El sexo explícito ha reemplazado el sexo. A secas. 

O a secas al mojado.

Vivimos del lado del mundo donde la Navidad es un cuento al revés. Hace calor para tejer pullovers, ponerle la zanahoria al muñeco de nieve y no hay perros que tiren, ni siquiera, los trineos. 

La venganza a las mujeres que se plantan en decir que no es no se parece bastante (aunque no sea igual o equivalente) a que no puedan decir que sí. La clavada de visto no es una tilde, sino una lanza simbólica contra el deseo. 
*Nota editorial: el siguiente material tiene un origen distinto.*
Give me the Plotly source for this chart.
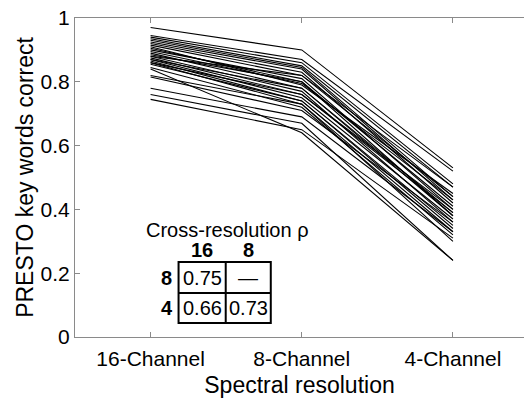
import plotly.graph_objects as go

categories = ["16-Channel", "8-Channel", "4-Channel"]

ch16 = [0.97, 0.945, 0.94, 0.935, 0.93, 0.925, 0.92, 0.915, 0.905, 0.90,
        0.895, 0.89, 0.885, 0.88, 0.875, 0.87, 0.865, 0.86, 0.855, 0.845,
        0.84, 0.82, 0.815, 0.78, 0.76, 0.745, 0.91, 0.88, 0.87, 0.86]
ch8 = [0.90, 0.87, 0.86, 0.85, 0.845, 0.84, 0.83, 0.82, 0.80, 0.81,
       0.795, 0.78, 0.80, 0.77, 0.76, 0.75, 0.74, 0.73, 0.74, 0.72,
       0.64, 0.73, 0.71, 0.69, 0.67, 0.65, 0.79, 0.82, 0.78, 0.76]
ch4 = [0.53, 0.52, 0.48, 0.47, 0.44, 0.43, 0.42, 0.44, 0.41, 0.40,
       0.43, 0.39, 0.38, 0.36, 0.40, 0.37, 0.34, 0.33, 0.35, 0.32,
       0.24, 0.30, 0.36, 0.33, 0.24, 0.31, 0.45, 0.47, 0.38, 0.39]

yticks = [0, 0.2, 0.4, 0.6, 0.8, 1]
ytick_text = ["0", "0.2", "0.4", "0.6", "0.8", "1"]

table_title = "Cross-resolution ρ"
col_headers = ["16", "8"]
row_headers = ["8", "4"]
table_values = [["0.75", "—"], ["0.66", "0.73"]]

FONT = "Liberation Sans, Arial, sans-serif"

fig = go.Figure()
xs = list(range(len(categories)))
for a, b, c in zip(ch16, ch8, ch4):
    fig.add_trace(go.Scatter(x=xs, y=[a, b, c], mode="lines",
                             line=dict(color="black", width=1.1),
                             showlegend=False, hoverinfo="skip"))

# table annotation
x0, x1, xm = 0.185, 0.795, 0.497
y0, y1, ym = 0.044, 0.235, 0.138
fig.add_shape(type="rect", xref="x", yref="y", x0=x0, x1=x1, y0=y0, y1=y1,
              line=dict(color="black", width=2))
fig.add_shape(type="line", xref="x", yref="y", x0=xm, x1=xm, y0=y0, y1=y1,
              line=dict(color="black", width=2))
fig.add_shape(type="line", xref="x", yref="y", x0=x0, x1=x1, y0=ym, y1=ym,
              line=dict(color="black", width=2))

fig.add_annotation(x=0.51, y=0.335, xref="x", yref="y", text=table_title,
                   showarrow=False, font=dict(size=20, color="black", family=FONT))
col_x = [0.341, 0.645]
row_y = [0.186, 0.091]
for cx, h in zip(col_x, col_headers):
    fig.add_annotation(x=cx, y=0.272, xref="x", yref="y", text="<b>%s</b>" % h,
                       showarrow=False, font=dict(size=20, color="black", family=FONT))
for ry, h in zip(row_y, row_headers):
    fig.add_annotation(x=0.106, y=ry, xref="x", yref="y", text="<b>%s</b>" % h,
                       showarrow=False, font=dict(size=20, color="black", family=FONT))
for ri, ry in enumerate(row_y):
    for ci, cx in enumerate(col_x):
        fig.add_annotation(x=cx, y=ry, xref="x", yref="y", text=table_values[ri][ci],
                           showarrow=False, font=dict(size=20, color="black", family=FONT))

axis_color = "#8a8a8a"
fig.update_layout(
    width=524, height=398,
    margin=dict(l=75, r=0, t=18, b=61),
    paper_bgcolor="white", plot_bgcolor="white",
    font=dict(family=FONT, color="black"),
    xaxis=dict(range=[-0.5, 2.47], tickvals=xs, ticktext=categories,
               ticks="inside", ticklen=5, tickcolor=axis_color,
               showline=True, linecolor=axis_color, linewidth=1, mirror="ticks",
               showgrid=False, zeroline=False, ticklabelstandoff=3,
               tickfont=dict(size=21, color="black"),
               title=dict(text="Spectral resolution", font=dict(size=23, color="black"), standoff=11)),
    yaxis=dict(range=[0, 1], tickvals=yticks, ticktext=ytick_text,
               ticks="inside", ticklen=5, tickcolor=axis_color,
               showline=True, linecolor=axis_color, linewidth=1,
               showgrid=False, zeroline=False,
               tickfont=dict(size=21, color="black"),
               title=dict(text="PRESTO key words correct", font=dict(size=23, color="black"), standoff=0)),
)

fig.write_html("out.html")
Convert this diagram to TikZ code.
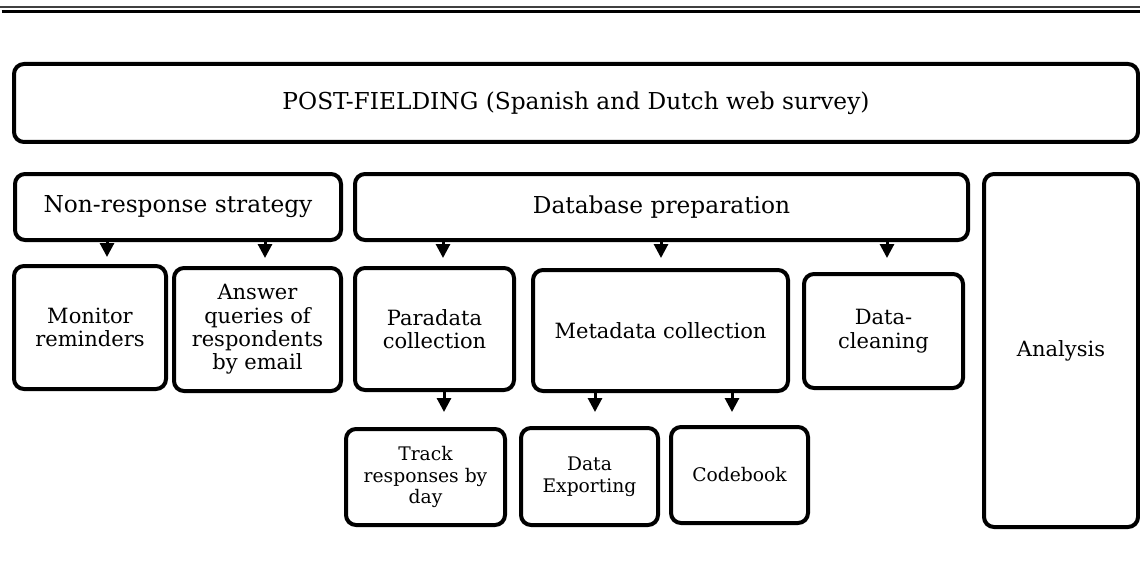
\documentclass[tikz,border=0pt]{standalone}
\usepackage{fontspec}
\setmainfont{DejaVu Serif}
\usetikzlibrary{arrows.meta}
\begin{document}
\begin{tikzpicture}[x=1pt,y=-1pt,
  box/.style={draw=black, line width=4pt, rounded corners=10pt, fill=white, align=center, inner sep=2pt},
  bigtxt/.style={font=\fontsize{23.3}{27}\selectfont},
  midtxt/.style={font=\fontsize{21}{23.4}\selectfont},
  smalltxt/.style={font=\fontsize{18.7}{21.7}\selectfont},
  arr/.style={line width=3pt, -{Triangle[width=14pt,length=14pt]}}
]
\useasboundingbox (0,0) rectangle (1140,567);
% header rules
\draw[line width=2pt, black!75] (0,7) -- (1140,7);
\draw[line width=3pt] (1.5,11.7) -- (1140,11.7);

\node[box, bigtxt, minimum width=1124pt, minimum height=78pt] (top) at (576,103) {\raisebox{4pt}{POST-FIELDING (Spanish and Dutch web survey)}};

\node[box, bigtxt, minimum width=326pt, minimum height=66pt] (nonresp) at (178,207) {Non-response strategy};
\node[box, bigtxt, minimum width=613pt, minimum height=66pt] (dbprep) at (661.5,207) {Database preparation};
\node[box, midtxt, minimum width=154pt, minimum height=353pt] (analysis) at (1061,350.5) {Analysis};

\node[box, midtxt, minimum width=152pt, minimum height=123pt] (monitor) at (90,327.5) {Monitor\\reminders};
\node[box, midtxt, minimum width=167pt, minimum height=123pt] (answer) at (257.5,329.5) {Answer\\queries of\\respondents\\by email};
\node[box, midtxt, minimum width=159pt, minimum height=122pt] (paradata) at (434.5,329) {Paradata\\collection};
\node[box, midtxt, minimum width=255pt, minimum height=121pt] (metadata) at (660.5,330.5) {Metadata collection};
\node[box, midtxt, minimum width=159pt, minimum height=114pt] (cleaning) at (883.5,331) {Data-\\cleaning};

\node[box, smalltxt, minimum width=159pt, minimum height=96pt] (track) at (425.5,477) {Track\\responses by\\day};
\node[box, smalltxt, minimum width=137pt, minimum height=97pt] (exporting) at (589.5,476.5) {Data\\Exporting};
\node[box, smalltxt, minimum width=137pt, minimum height=96pt] (codebook) at (739.5,475) {Codebook};

% arrows
\draw[arr, shorten >=7pt] (nonresp.south -| 107,0) -- (monitor.north -| 107,0);
\draw[arr, shorten >=8pt] (nonresp.south -| 265,0) -- (answer.north -| 265,0);
\draw[arr, shorten >=8pt] (dbprep.south -| 443,0) -- (paradata.north -| 443,0);
\draw[arr, shorten >=10pt] (dbprep.south -| 661,0) -- (metadata.north -| 661,0);
\draw[arr, shorten >=14pt] (dbprep.south -| 887,0) -- (cleaning.north -| 887,0);
\draw[arr, shorten >=15pt] (paradata.south -| 444,0) -- (track.north -| 444,0);
\draw[arr, shorten >=14pt] (metadata.south -| 595,0) -- (exporting.north -| 595,0);
\draw[arr, shorten >=13pt] (metadata.south -| 732,0) -- (codebook.north -| 732,0);
\end{tikzpicture}
\end{document}
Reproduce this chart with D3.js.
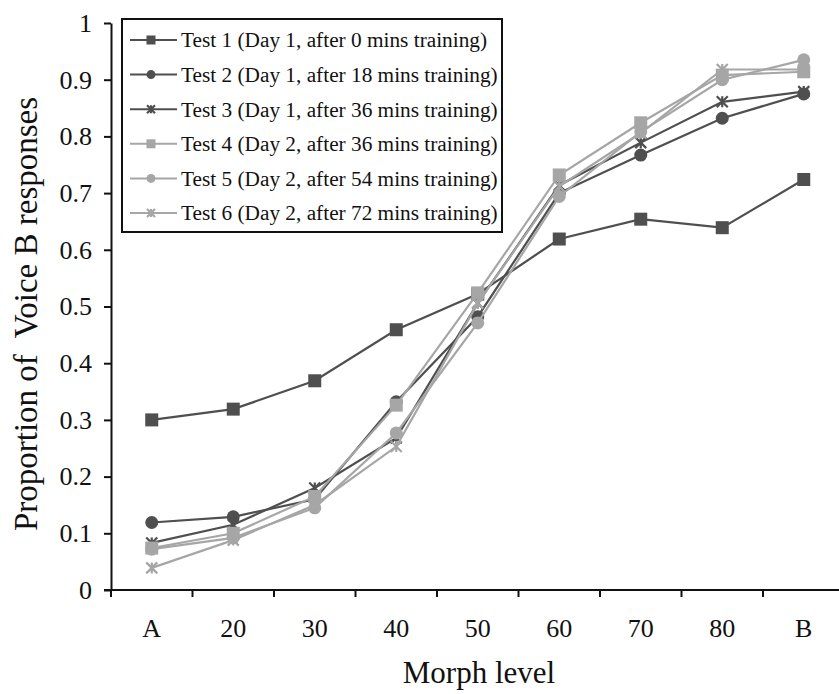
<!DOCTYPE html>
<html>
<head>
<meta charset="utf-8">
<script src="https://cdn.jsdelivr.net/npm/d3@7"></script>
<style>
  html, body { margin: 0; padding: 0; background: #fff; }
  svg { display: block; }
  svg text { font-family: "Liberation Serif", "Times New Roman", serif !important; fill: #111; }
</style>
</head>
<body>
<svg id="chart" width="839" height="694"></svg>
<script>
// Morph levels along the x axis
const categories = ["A", "20", "30", "40", "50", "60", "70", "80", "B"];

// Proportion of "Voice B" responses per test session
const test1 = [0.300, 0.319, 0.369, 0.459, 0.522, 0.619, 0.654, 0.639, 0.724];
const test2 = [0.119, 0.129, 0.160, 0.332, 0.482, 0.700, 0.767, 0.832, 0.875];
const test3 = [0.083, 0.115, 0.180, 0.268, 0.506, 0.714, 0.789, 0.861, 0.879];
const test4 = [0.074, 0.100, 0.165, 0.326, 0.524, 0.732, 0.824, 0.908, 0.914];
const test5 = [0.072, 0.092, 0.145, 0.277, 0.471, 0.694, 0.808, 0.900, 0.935];
const test6 = [0.039, 0.088, 0.150, 0.253, 0.506, 0.712, 0.806, 0.918, 0.918];

const seriesNames = [
  "Test 1 (Day 1, after 0 mins training)",
  "Test 2 (Day 1, after 18 mins training)",
  "Test 3 (Day 1, after 36 mins training)",
  "Test 4 (Day 2, after 36 mins training)",
  "Test 5 (Day 2, after 54 mins training)",
  "Test 6 (Day 2, after 72 mins training)"
];
const seriesValues = [test1, test2, test3, test4, test5, test6];
const yTickValues = [0, 0.1, 0.2, 0.3, 0.4, 0.5, 0.6, 0.7, 0.8, 0.9, 1];
const yTickLabels = ["0", "0.1", "0.2", "0.3", "0.4", "0.5", "0.6", "0.7", "0.8", "0.9", "1"];

const DARK = "#4f4f4f";
const LIGHT = "#a6a6a6";
const styles = [
  { color: DARK,  marker: "square" },
  { color: DARK,  marker: "circle" },
  { color: DARK,  marker: "star" },
  { color: LIGHT, marker: "square" },
  { color: LIGHT, marker: "circle" },
  { color: LIGHT, marker: "star" }
];

const svg = d3.select("#chart");

const x = d3.scaleBand().domain(categories).range([111, 844.5]).padding(0);
const y = d3.scaleLinear().domain([0, 1]).range([590, 23]);

// Y axis
const yAxis = svg.append("g").attr("transform", "translate(111,0)")
  .call(d3.axisLeft(y).tickValues(yTickValues).tickSize(7).tickSizeOuter(0)
        .tickFormat((d, i) => yTickLabels[i]));
yAxis.attr("font-family", null);
yAxis.select(".domain").attr("stroke", "#111").attr("stroke-width", 2);
yAxis.selectAll(".tick line").attr("stroke", "#111").attr("stroke-width", 2);
yAxis.selectAll(".tick text").attr("font-size", 26).attr("x", -19).attr("fill", "#111");

// X axis: labels centred in bands, tick marks on band boundaries
const xAxisG = svg.append("g").attr("transform", "translate(0,590)");
xAxisG.append("line").attr("x1", 104).attr("x2", 839).attr("y1", 0).attr("y2", 0)
  .attr("stroke", "#111").attr("stroke-width", 2);
xAxisG.selectAll("line.tk").data(categories).join("line").attr("class", "tk")
  .attr("x1", d => x(d)).attr("x2", d => x(d)).attr("y1", 0).attr("y2", 7)
  .attr("stroke", "#111").attr("stroke-width", 2);
xAxisG.selectAll("text.lbl").data(categories).join("text").attr("class", "lbl")
  .attr("x", d => x(d) + x.bandwidth() / 2).attr("y", 47)
  .attr("text-anchor", "middle").attr("font-size", 26).text(d => d);

// Axis titles
svg.append("text").attr("x", 479).attr("y", 683).attr("text-anchor", "middle")
  .attr("font-size", 31).text("Morph level");
svg.append("text").attr("transform", "translate(37,314) rotate(-90)")
  .attr("text-anchor", "middle").attr("font-size", 33)
  .attr("xml:space", "preserve").text("Proportion of  Voice B responses");

// Marker drawing helper
function drawMarker(g, type, color, cx, cy, s) {
  if (type === "square") {
    g.append("rect").attr("x", cx - s / 2).attr("y", cy - s / 2)
      .attr("width", s).attr("height", s).attr("fill", color);
  } else if (type === "circle") {
    g.append("circle").attr("cx", cx).attr("cy", cy).attr("r", s / 2).attr("fill", color);
  } else {
    const h = s / 2;
    g.append("path")
      .attr("d", `M${cx - h},${cy - h}L${cx + h},${cy + h}M${cx - h},${cy + h}L${cx + h},${cy - h}M${cx},${cy - h}L${cx},${cy + h}`)
      .attr("stroke", color).attr("stroke-width", 2.2).attr("fill", "none");
  }
}

const cx = d => x(d) + x.bandwidth() / 2;
const line = d3.line().x((d, i) => cx(categories[i])).y(d => y(d));

const plot = svg.append("g");
seriesValues.forEach((vals, si) => {
  const st = styles[si];
  const g = plot.append("g");
  g.append("path").datum(vals).attr("d", line).attr("fill", "none")
    .attr("stroke", st.color).attr("stroke-width", 2.2);
  vals.forEach((v, i) => drawMarker(g, st.marker, st.color, cx(categories[i]), y(v),
    st.marker === "square" ? 13 : st.marker === "circle" ? 13 : 11));
});

// Legend
const legend = svg.append("g");
legend.append("rect").attr("x", 122).attr("y", 19).attr("width", 380).attr("height", 213)
  .attr("fill", "#fff").attr("stroke", "#111").attr("stroke-width", 2);
seriesNames.forEach((name, i) => {
  const ly = 40 + i * 34.6;
  const st = styles[i];
  legend.append("line").attr("x1", 130).attr("x2", 177).attr("y1", ly).attr("y2", ly)
    .attr("stroke", st.color).attr("stroke-width", 2);
  drawMarker(legend, st.marker, st.color, 151, ly, st.marker === "star" ? 8 : 9);
  legend.append("text").attr("x", 181).attr("y", ly).attr("dy", "0.35em")
    .attr("font-size", 21.3).text(name);
});
</script>
</body>
</html>
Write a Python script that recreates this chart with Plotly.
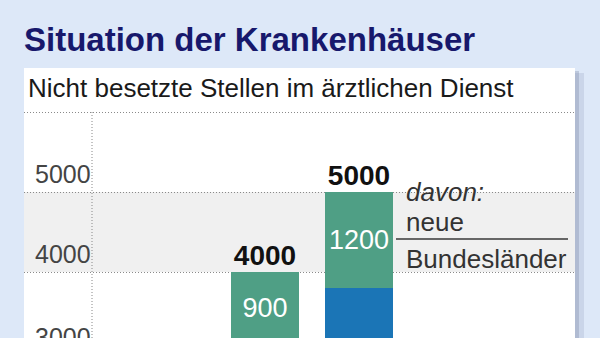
import plotly.graph_objects as go

# ---- data ----
positions = [1, 2]                 # bar slots (x tick labels not visible in the crop)
totals = [4000, 5000]
neue_bl = [900, 1200]              # davon: neue Bundesländer
rest = [t - n for t, n in zip(totals, neue_bl)]
y_ticks = [3000, 4000, 5000, 6000]
y_tick_text = ["3000", "4000", "5000", ""]

title = "Situation der Krankenhäuser"
subtitle = "Nicht besetzte Stellen im ärztlichen Dienst"

W, H = 600, 338
BG = "#dde8f8"
GREEN = "#4f9f85"
BLUE = "#1b75b6"
NAVY = "#17186c"
SANS = "Liberation Sans, Arial, sans-serif"
Y_RANGE = [3175, 6050]

def px(x):
    return x / W

def py(y):
    return 1 - y / H

fig = go.Figure()
fig.add_trace(go.Bar(x=positions, y=rest, marker=dict(color=BLUE, line=dict(width=0)),
                     width=0.723, hoverinfo="skip"))
fig.add_trace(go.Bar(x=positions, y=neue_bl, marker=dict(color=GREEN, line=dict(width=0)),
                     width=0.723, text=[str(v) for v in neue_bl], textposition="inside",
                     insidetextanchor="middle",
                     textfont=dict(family=SANS, size=27, color="white"),
                     hoverinfo="skip"))
fig.add_trace(go.Scatter(x=positions, y=totals, mode="text",
                         text=[f"<b>{v}</b>" for v in totals],
                         textposition="top center",
                         textfont=dict(family=SANS, size=28, color="#111111"),
                         hoverinfo="skip"))

shapes = [
    # shadow of white panel
    dict(type="rect", xref="paper", yref="paper", x0=px(575), x1=px(584), y0=-0.1, y1=py(73),
         fillcolor="rgba(160,170,200,0.30)", line=dict(width=0), layer="below"),
    dict(type="rect", xref="paper", yref="paper", x0=px(575), x1=px(579), y0=-0.1, y1=py(71),
         fillcolor="rgba(130,140,170,0.35)", line=dict(width=0), layer="below"),
    # white panel
    dict(type="rect", xref="paper", yref="paper", x0=px(24), x1=px(575), y0=-0.1, y1=py(68),
         fillcolor="white", line=dict(width=0), layer="below"),
    # gray band 4000-5000
    dict(type="rect", xref="paper", yref="y", x0=px(24), x1=px(575), y0=4000, y1=5000,
         fillcolor="#f0f0f0", line=dict(width=0), layer="below"),
    # vertical dotted axis line
    dict(type="line", xref="paper", yref="y", x0=px(92), x1=px(92), y0=Y_RANGE[0], y1=6000,
         line=dict(color="#888888", width=1, dash="1px,2px"), layer="below"),
    # separator line of legend
    dict(type="line", xref="paper", yref="paper", x0=px(396), x1=px(568), y0=py(239), y1=py(239),
         line=dict(color="#666666", width=2)),
]

annotations = [
    dict(text=f"<b>{title}</b>", xref="paper", yref="paper", x=px(22), y=py(39),
         xanchor="left", yanchor="middle", showarrow=False,
         font=dict(family=SANS, size=33, color=NAVY)),
    dict(text=subtitle, xref="paper", yref="paper", x=px(26), y=py(88),
         xanchor="left", yanchor="middle", showarrow=False,
         font=dict(family=SANS, size=26, color="#1a1a1a")),
    dict(text="<i>davon:</i>", xref="paper", yref="paper", x=px(404), y=py(192),
         xanchor="left", yanchor="middle", showarrow=False,
         font=dict(family=SANS, size=26, color="#333333")),
    dict(text="neue", xref="paper", yref="paper", x=px(404), y=py(222),
         xanchor="left", yanchor="middle", showarrow=False,
         font=dict(family=SANS, size=26, color="#333333")),
    dict(text="Bundesländer", xref="paper", yref="paper", x=px(404), y=py(259),
         xanchor="left", yanchor="middle", showarrow=False,
         font=dict(family=SANS, size=26, color="#333333")),
    # lowest tick label, whose gridline lies just below the cropped picture
    dict(text=y_tick_text[0], xref="paper", yref="paper", x=px(33), y=py(337),
         xanchor="left", yanchor="middle", showarrow=False,
         font=dict(family=SANS, size=25, color="#444444")),
]

fig.update_layout(
    width=W, height=H, margin=dict(l=0, r=0, t=0, b=0),
    paper_bgcolor=BG, plot_bgcolor="rgba(0,0,0,0)",
    barmode="stack", bargap=0, showlegend=False,
    shapes=shapes, annotations=annotations,
    xaxis=dict(domain=[px(24), px(575)], range=[-1.564, 4.298],
               showgrid=False, zeroline=False, showline=False,
               showticklabels=False, ticks="", fixedrange=True),
    yaxis=dict(domain=[0, py(108)], range=Y_RANGE,
               tickvals=y_ticks, ticktext=y_tick_text,
               ticklabelposition="inside top", ticklabelstandoff=8,
               tickfont=dict(family=SANS, size=25, color="#444444"),
               showgrid=True, gridcolor="#8a8a8a", gridwidth=1, griddash="1px,2px",
               zeroline=False, showline=False, ticks="", fixedrange=True),
)

fig.write_html("out.html")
Las mujeres, en cambio, empujan sus propias riendas. Incluso, aunque no haya individuales pares y los manteles se vuelvan colectivos, diversos y plurales o se coma sola frente a la mirada censora de las bocas desafiantes. Las que dan besos contra la pared, las que se silencian cuando eligen cerrar sus bocas y las que levantan sus cuerpos arqueados sin esperar ser muñecas con un inflador en línea y escribiendo. 

El gran desafío es no esperar más. 

Y el deseo es que haya menos visto y más chape.